Active surveillance on the rise for low-risk prostate cancer

Prostate Cancer Social

A large study indicates that active surveillance rates for managing low-risk prostate cancer are rising nationally, but are still suboptimal.

The results, published Thursday in JAMA Network Open, indicate that improving practice patterns might help minimize overtreatment of low-risk prostate cancer.

Prostate cancer is the second leading cause of cancer mortality among U.S. men, yet most cancers identified through screening are indolent, posing minimal threat to length or quality of life, even decades after diagnosis. Early detection and treatment of aggressive cancers have helped significantly decrease mortality rates, but at the cost of avoidable morbidity and costs attributable to the overtreatment of indolent tumors. Prostate cancer risk can be reliably classified using long-available, well-validated tools, but prostate cancers have historically been treated regardless of risk.

Active surveillance for prostate cancer aims to avoid the potential complications and adverse effects of treatment while retaining curative treatment options if signs of progression occur. Clinical guidelines now endorse active surveillance as the preferred management strategy for low-risk prostate cancer, but its use in clinical practice is not well defined.

The study researchers sought to characterize trends over time and practice- and practitioner-level variation in the use of active surveillance as a primary treatment for patients diagnosed with low-risk prostate cancer, as determined using the American Urological Association Quality (AQUA) Registry, which includes data from 1,945 urology practitioners at 349 urology practices across 48 U.S. states, comprising more than 8.5 million patients. Data are automatically collected from electronic health record systems at participating practices.

This retrospective analysis of a prospective cohort study included men with low-risk prostate cancer, defined as prostate-specific antigen (PSA) less than 10 ng/mL, Gleason grade group 1, and clinical stage T1c or T2a, diagnosed between January 1, 2014, and June 1, 2021. A total of 20,809 patients were diagnosed with low-risk prostate cancer and had known primary treatment. The median age was 65 years; 31 were Native American; 148 were Asian; 1,855 were Black; 8,351 were white; 169 were other races; and 10,255 lacked information on race or ethnicity.

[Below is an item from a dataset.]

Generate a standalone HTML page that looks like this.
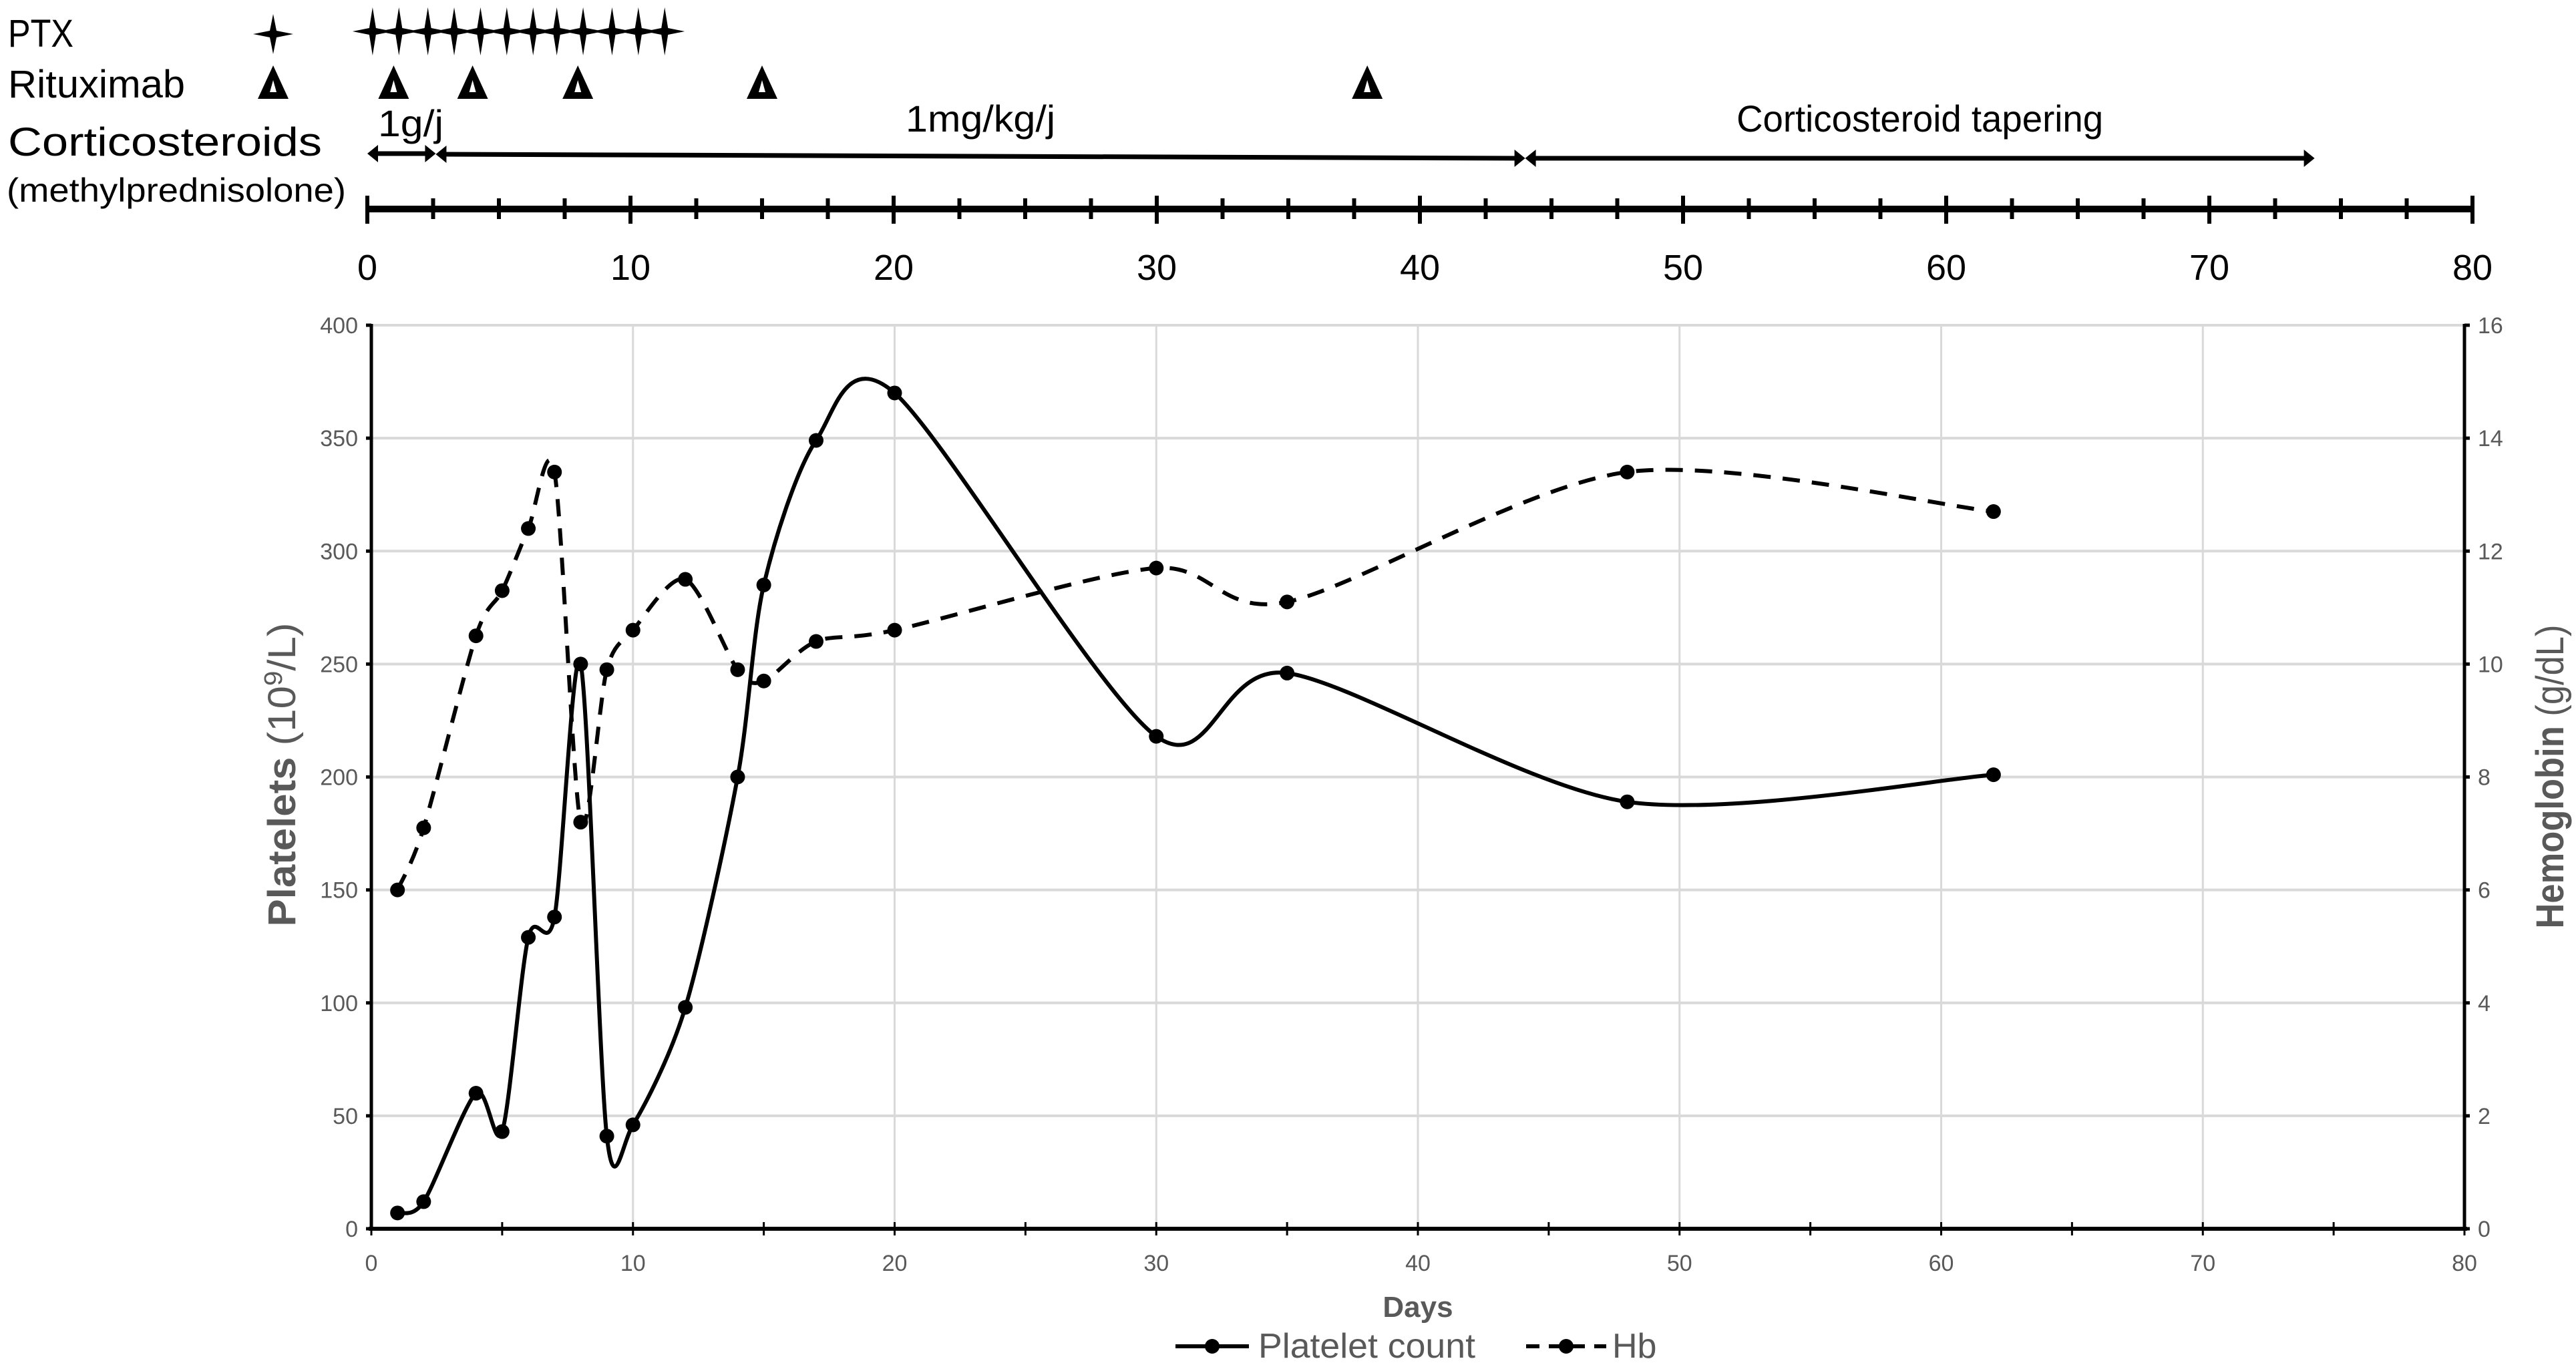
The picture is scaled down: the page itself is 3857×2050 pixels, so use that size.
<!DOCTYPE html>
<html><head><meta charset="utf-8">
<style>
html,body{margin:0;padding:0;background:#fff;}
svg{display:block;font-family:"Liberation Sans",sans-serif;}
</style></head>
<body>
<svg id="chart" width="3857" height="2050" viewBox="0 0 3857 2050" xmlns="http://www.w3.org/2000/svg">
<g id="topTimeline"></g>
<g id="mainChart"></g>
</svg>
<script>
const days = [1,2,4,5,6,7,8,9,10,12,14,15,17,20,30,35,48,62];
const platelets = [7,12,60,43,129,138,250,41,46,98,200,285,349,370,218,246,189,201];
const hb = [6,7.1,10.5,11.3,12.4,13.4,7.2,9.9,10.6,11.5,9.9,9.7,10.4,10.6,11.7,11.1,13.4,12.7];
const ptxDays = [0.2,1.2,2.3,3.3,4.3,5.3,6.3,7.2,8.2,9.3,10.3,11.3];
const rituximabDays = [1,4,8,15,38];
const steroidPhases = [[0,2.6,"1g/j"],[2.6,44,"1mg/kg/j"],[44,74,"Corticosteroid tapering"]];
const xTicks = [0,10,20,30,40,50,60,70,80];
const leftTicks = [0,50,100,150,200,250,300,350,400];
const rightTicks = [0,2,4,6,8,10,12,14,16];

const NS="http://www.w3.org/2000/svg";
function mk(parent,tag,attrs,text){const el=document.createElementNS(NS,tag);for(const k in attrs)el.setAttribute(k,attrs[k]);if(text!==undefined)el.textContent=text;parent.appendChild(el);return el;}
const topG=document.getElementById('topTimeline'), mainG=document.getElementById('mainChart');

// ---- Top timeline ----
const tx=d=>550+d*39.4;
let e;
e=mk(topG,'text',{x:12,y:70,'font-size':58,textLength:98,lengthAdjust:'spacingAndGlyphs'},'PTX');


e=mk(topG,'text',{x:12,y:146,'font-size':58,textLength:265,lengthAdjust:'spacingAndGlyphs'},'Rituximab');


e=mk(topG,'text',{x:12,y:233,'font-size':60,textLength:470,lengthAdjust:'spacingAndGlyphs'},'Corticosteroids');


e=mk(topG,'text',{x:10,y:302,'font-size':50,textLength:508,lengthAdjust:'spacingAndGlyphs'},'(methylprednisolone)');



function star(cx,cy,h,w){return `M${cx},${cy-h} L${cx+5},${cy-5} L${cx+w},${cy} L${cx+5},${cy+5} L${cx},${cy+h} L${cx-5},${cy+5} L${cx-w},${cy} L${cx-5},${cy-5}Z`;}
function tri(cx){return `M${cx},98 L${cx+23},148 L${cx-23},148Z M${cx},120 L${cx-5},138 L${cx+5},138Z`;}
e=mk(topG,'path',{d:star(409,51,30,30),fill:'#000'});


ptxDays.forEach(d=>{const s=mk(topG,'path',{d:star(tx(d),47,36,30),fill:'#000'});

});
e=mk(topG,'path',{d:tri(409),fill:'#000','fill-rule':'evenodd'});


rituximabDays.forEach(d=>{const s=mk(topG,'path',{d:tri(tx(d)),fill:'#000','fill-rule':'evenodd'});

});

const phaseLabelW=[98,224,549];
steroidPhases.forEach((p,i)=>{
  const x1=tx(p[0]),x2=tx(p[1]);
  const y1=i==0?230:(i==1?231:237), y2=i==0?230:237;
  const g=mk(topG,'g',{});
  
  
  mk(g,'line',{x1:x1+14,y1:y1,x2:x2-14,y2:y2,stroke:'#000','stroke-width':7});
  mk(g,'path',{d:`M${x1},${y1} L${x1+16},${y1-13} L${x1+16},${y1+13}Z`,fill:'#000'});
  mk(g,'path',{d:`M${x2},${y2} L${x2-16},${y2-13} L${x2-16},${y2+13}Z`,fill:'#000'});
  const lx=i==0?615:(x1+x2)/2;
  const t=mk(topG,'text',{x:lx,y:i==0?204:197,'font-size':56,'text-anchor':'middle',textLength:phaseLabelW[i],lengthAdjust:'spacingAndGlyphs'},p[2]);
  
  
});
e=mk(topG,'line',{x1:tx(0)-3,y1:313,x2:tx(80)+3,y2:313,stroke:'#000','stroke-width':10});


for(let d=0;d<=80;d+=2.5){
  const maj=d%10===0;
  const t=mk(topG,'line',{x1:tx(d),y1:maj?293:297,x2:tx(d),y2:maj?335:328,stroke:'#000','stroke-width':6});
  
  
}
xTicks.forEach(d=>{const t=mk(topG,'text',{x:tx(d),y:419,'font-size':54,'text-anchor':'middle'},String(d));

});

// ---- Main chart ----
const X0=556,X1=3690,Y0=1840,Y1=487;
const sx=d=>X0+d/80*(X1-X0);
const syL=v=>Y0-v/400*(Y0-Y1);
const syR=v=>Y0-v/16*(Y0-Y1);
xTicks.forEach(d=>{if(d>0){const l=mk(mainG,'line',{x1:sx(d),y1:Y1,x2:sx(d),y2:Y0,stroke:'#d9d9d9','stroke-width':3});

}});
leftTicks.forEach(v=>{if(v>0){const l=mk(mainG,'line',{x1:X0,y1:syL(v),x2:X1,y2:syL(v),stroke:'#d9d9d9','stroke-width':4});

}});
e=mk(mainG,'line',{x1:X0,y1:Y1-2,x2:X0,y2:Y0,stroke:'#000','stroke-width':5});


e=mk(mainG,'line',{x1:X1,y1:Y1-2,x2:X1,y2:Y0,stroke:'#000','stroke-width':5});


e=mk(mainG,'line',{x1:X0-4,y1:Y0,x2:X1+4,y2:Y0,stroke:'#000','stroke-width':6});


leftTicks.forEach(v=>{mk(mainG,'line',{x1:X0-8,y1:syL(v),x2:X0,y2:syL(v),stroke:'#000','stroke-width':5});
const t=mk(mainG,'text',{x:X0-20,y:syL(v)+12,'font-size':34,fill:'#595959','text-anchor':'end'},String(v));

});
rightTicks.forEach(v=>{mk(mainG,'line',{x1:X1,y1:syR(v),x2:X1+8,y2:syR(v),stroke:'#000','stroke-width':5});
const t=mk(mainG,'text',{x:X1+20,y:syR(v)+12,'font-size':34,fill:'#595959'},String(v));

});
for(let d=0;d<=80;d+=5){mk(mainG,'line',{x1:sx(d),y1:Y0-10,x2:sx(d),y2:Y0+10,stroke:'#000','stroke-width':3});}
xTicks.forEach(d=>{const t=mk(mainG,'text',{x:sx(d),y:1903,'font-size':34,fill:'#595959','text-anchor':'middle'},String(d));

});
e=mk(mainG,'text',{x:(X0+X1)/2,y:1972,'font-size':44,'font-weight':'bold',fill:'#595959','text-anchor':'middle'},'Days');


e=mk(mainG,'text',{transform:'translate(442,1160) rotate(-90)','font-size':58,fill:'#595959','text-anchor':'middle',textLength:455,lengthAdjust:'spacingAndGlyphs'});


mk(e,'tspan',{'font-weight':'bold'},'Platelets');
mk(e,'tspan',{},' (10');
mk(e,'tspan',{'font-size':38,dy:-20},'9');
mk(e,'tspan',{dy:20},'/L)');
e=mk(mainG,'text',{transform:'translate(3838,1163) rotate(-90)','font-size':58,fill:'#595959','text-anchor':'middle',textLength:455,lengthAdjust:'spacingAndGlyphs'});


mk(e,'tspan',{'font-weight':'bold'},'Hemoglobin');
mk(e,'tspan',{},' (g/dL)');

function smooth(pts){
  const k=7;
  let d=`M${pts[0][0]},${pts[0][1]}`;
  for(let i=0;i<pts.length-1;i++){
    const p0=pts[Math.max(0,i-1)],p1=pts[i],p2=pts[i+1],p3=pts[Math.min(pts.length-1,i+2)];
    const c1=[p1[0]+(p2[0]-p0[0])/k,p1[1]+(p2[1]-p0[1])/k];
    const c2=[p2[0]-(p3[0]-p1[0])/k,p2[1]-(p3[1]-p1[1])/k];
    d+=` C${c1[0]},${c1[1]} ${c2[0]},${c2[1]} ${p2[0]},${p2[1]}`;
  }
  return d;
}
const pPts=days.map((d,i)=>[sx(d),syL(platelets[i])]);
const hPts=days.map((d,i)=>[sx(d),syR(hb[i])]);
e=mk(mainG,'path',{d:smooth(hPts),fill:'none',stroke:'#000','stroke-width':6,'stroke-dasharray':'26 18'});


e=mk(mainG,'path',{d:smooth(pPts),fill:'none',stroke:'#000','stroke-width':6});


hPts.forEach(p=>{const c=mk(mainG,'circle',{cx:p[0],cy:p[1],r:11,fill:'#000'});

});
pPts.forEach(p=>{const c=mk(mainG,'circle',{cx:p[0],cy:p[1],r:11,fill:'#000'});

});

// legend
const lg=mk(mainG,'g',{});


const l1=mk(lg,'g',{});


mk(l1,'line',{x1:1760,y1:2016,x2:1870,y2:2016,stroke:'#000','stroke-width':6});
mk(l1,'circle',{cx:1815,cy:2016,r:11,fill:'#000'});
mk(l1,'text',{x:1884,y:2033,'font-size':52,fill:'#595959',textLength:325,lengthAdjust:'spacingAndGlyphs'},'Platelet count');
const l2=mk(lg,'g',{});


mk(l2,'line',{x1:2285,y1:2016,x2:2405,y2:2016,stroke:'#000','stroke-width':6,'stroke-dasharray':'20 14'});
mk(l2,'circle',{cx:2345,cy:2016,r:11,fill:'#000'});
mk(l2,'text',{x:2414,y:2033,'font-size':52,fill:'#595959'},'Hb');
</script>
</body></html>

Rates of active surveillance increased sharply and consistently from 26.5% in 2014 to 59.6% in 2021. However, its use varied from 4% to 78% at the urology practice level, and from 0% to 100% at the practitioner level. On multivariable analysis, the year of diagnosis was the variable most strongly associated with active surveillance; age, race, and PSA value at diagnosis were also associated with surveillance rates.

The researchers concluded that active surveillance rates for low-risk prostate cancer, while still suboptimal, are rising nationally. However, since surveillance use varied widely across practices and practitioners, improving practice patterns is essential in order to minimize overtreatment of low-risk prostate cancer.

They hope to document further reductions in overtreatment rates over time–by extension, improving both the benefit-to-harm ratio of national prostate cancer early detection efforts, and our national prostate cancer outcomes.